Others besides the Sikes brothers lost heavily in this unlucky venture,
none, perhaps, more largely than Sydney Bellingham, MPP for Argenteuil.
The only completed portion of the road was that between Carillon and
Grenville, and this coming into possession of the late Hon. JJC Abbott,
solicitor for its managers, was, by him sold to the Ottawa River
Navigation Company in 1863.
from
History of the Counties of Argenteuil Que and Prescott Ont
Cyrus Thomas, 1896
This work is an interesting combination of local history, social register, advertisement and gossip.
There are other versions of the early development of the C&G.
Built in Britain in the 1850s for
the Grand Trunk Railway of Canada, the three or so locomotives the
C&G used through the years were kept running by a British master
mechanic who also served as the locomotive engineer ... for much of the
railway's existence. Periodic visits were made to the Grand Trunk shops
at Point St. Charles to scavenge parts.
The locomotive 'wheel arrangement' (the number of driving and unpowered
wheels) of the original locomotives had been altered ... but the gauge
of the C&G engines was still their original 'Provincial Gauge' at 5
feet 6 inches ... 17% wider than the Standard Gauge used almost
everywhere else then and now.
The original reason for Provincial Gauge legislation was to make
American invasion of Canada inconvenient. By the late 1800s invasion
seemed unlikely, so Standard Gauge was adopted to facilitate commerce
between the two countries.
Some railroaders in America have suggested that for capacity
and stability, Standard Gauge is too narrow ... in hindsight.
Bridging between the two stretches
of smooth sailing for steamships ... Montreal-Carillon and
Grenville-Ottawa ... the little antiques of the Carillon and Grenville
Railway faithfully trundled back and forth from 1854 to 1910. By the latter
date, through railway lines between Montreal and Ottawa had diverted
most of the river and portage traffic on which the C&G had
depended.
This postcard was postmarked July 2, 1909 at Grenville, and mailed to Bishops Mills,
Ontario. The writer was likely on the trip for a vacation during this
second to last year of the railway's operation.

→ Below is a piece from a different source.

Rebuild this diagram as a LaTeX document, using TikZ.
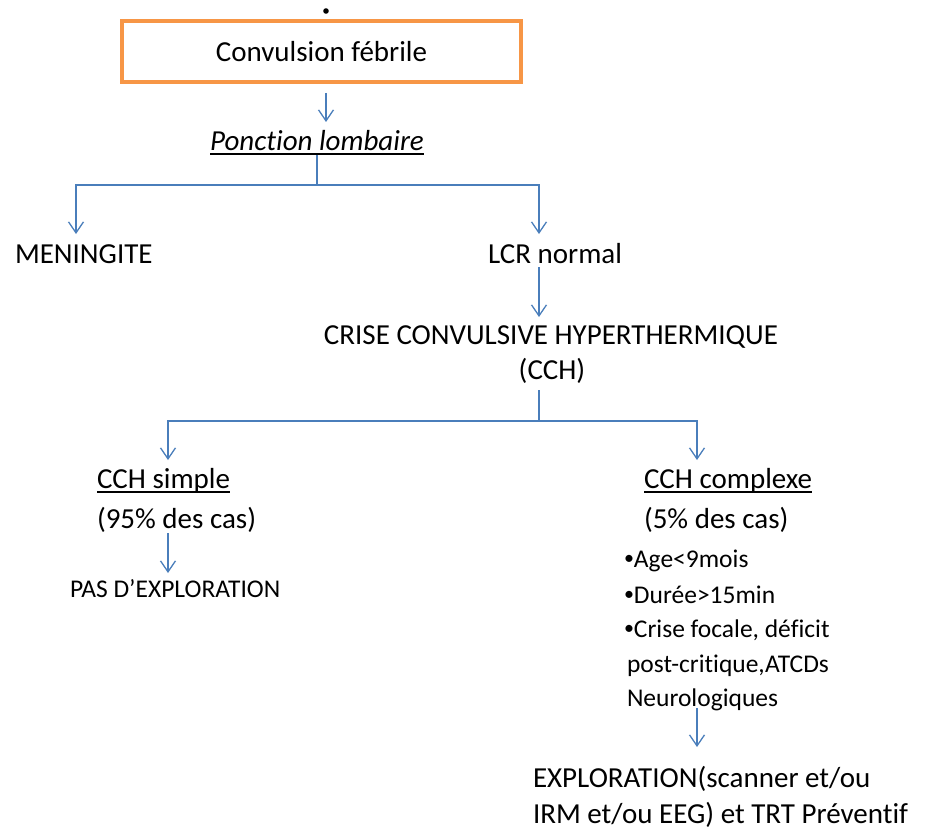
\documentclass[tikz,border=0pt]{standalone}
\usepackage{fontspec}
\setmainfont{Carlito}[Ligatures=NoCommon]
\usetikzlibrary{arrows.meta}
\definecolor{boxorange}{HTML}{F79646}
\definecolor{linkblue}{HTML}{4A7EBB}
\newcommand\smbullet{{\fontsize{20}{20}\selectfont\raisebox{2.6pt}{•}}}
\begin{document}
\begin{tikzpicture}[x=1pt,y=-1pt,
  txt/.style={inner sep=0pt, outer sep=0pt, anchor=base west, font=\fontsize{29}{36}\selectfont},
  txtc/.style={txt, anchor=base},
  small/.style={txt, font=\fontsize{25.5}{35}\selectfont},
  startbox/.style={draw=boxorange, line width=3.2pt, inner sep=0pt, outer sep=0pt,
    minimum width=399pt, minimum height=61pt, font=\fontsize{29}{36}\selectfont},
  link/.style={draw=linkblue, line width=1.3pt},
  arr/.style={link, -{Straight Barb[length=11pt,width=15pt,line width=1.3pt]}},
  uline/.style={draw=black, line width=1.3pt}]
\useasboundingbox (0,0) rectangle (932,832);
% nodes
\fill (326,11) circle (2.8pt);
\node[startbox] (conv) at (321.5,51.5) {Convulsion fébrile};
\node[txtc, font=\fontsize{29}{36}\selectfont\itshape] (pl) at (317,151) {Ponction lombaire};
\node[txt] (men) at (15,263) {MENINGITE};
\node[txt] (lcr) at (488,263) {LCR normal};
\node[txtc] (cch1) at (551,344) {CRISE CONVULSIVE HYPERTHERMIQUE};
\node[txtc] (cch2) at (552,379) {(CCH)};
\node[txt] (simp) at (97,488) {CCH simple};
\node[txt] (simp2) at (97,528) {(95\% des cas)};
\node[txt] (comp) at (644,488) {CCH complexe};
\node[txt] (comp2) at (644,528) {(5\% des cas)};
\node[small] (pas) at (70,597) {PAS D’EXPLORATION};
\node[small] (b1) at (624,567) {\smbullet Age<9mois};
\node[small] (b2) at (624,603) {\smbullet Durée>15min};
\node[small] (b3) at (624,637) {\smbullet Crise focale, déficit};
\node[small] (b4) at (627,672) {post-critique,ATCDs};
\node[small] (b5) at (627,706) {Neurologiques};
\node[txt] (exp1) at (533,787) {EXPLORATION(scanner et/ou};
\node[txt] (exp2) at (533,823) {IRM et/ou EEG) et TRT Préventif};
% underlines
\draw[uline] ([yshift=-3pt]pl.base west) -- ([yshift=-3pt]pl.base east);
\draw[uline] ([yshift=-4pt]simp.base west) -- ([yshift=-4pt]simp.base east);
\draw[uline] ([yshift=-4pt]comp.base west) -- ([yshift=-4pt]comp.base east);
% junctions and arrow tips
\coordinate (a1) at (326,122);
\coordinate (j1) at (317,185);
\coordinate (tA) at (76,234);
\coordinate (tB) at (539,234);
\coordinate (a2) at (539,317);
\coordinate (j2) at (539,421);
\coordinate (tC) at (168,460);
\coordinate (tD) at (697,460);
\coordinate (a3) at (168,573);
\coordinate (a4) at (697,747);
% connectors
\draw[arr] (conv.south -| a1) ++(0,11) -- (a1);
\draw[link] (pl.base -| j1) ++(0,4) -- (j1);
\draw[arr] (j1) -| (tA);
\draw[arr] (j1) -| (tB);
\draw[arr] (lcr.base -| a2) ++(0,4) -- (a2);
\draw[link] (cch2.base -| j2) ++(0,11) -- (j2);
\draw[arr] (j2) -| (tC);
\draw[arr] (j2) -| (tD);
\draw[arr] (simp2.base -| a3) ++(0,5) -- (a3);
\draw[arr] (b5.base -| a4) ++(0,2) -- (a4);
\end{tikzpicture}
\end{document}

" We had a beautiful trip from
Ottawa on the Str 'Duchess of York' ... The old train you see is only a
short-line. We have also the CPR and Canada Northern [sic]. The
rapids are exciting ... People are very nice and kind. Write me soon
and tell me all about Sharbot Lake."
Captured on this colourized postcard ...
the little Birkenhead locomotive will simmer on the passing track forever ...
the conductor eternally checking his paperwork ... the engine crewman always leaning back on the tender ...
with the scents of wildflowers, fresh hay, and the locomotive's wood smoke blending in the warm summer breeze.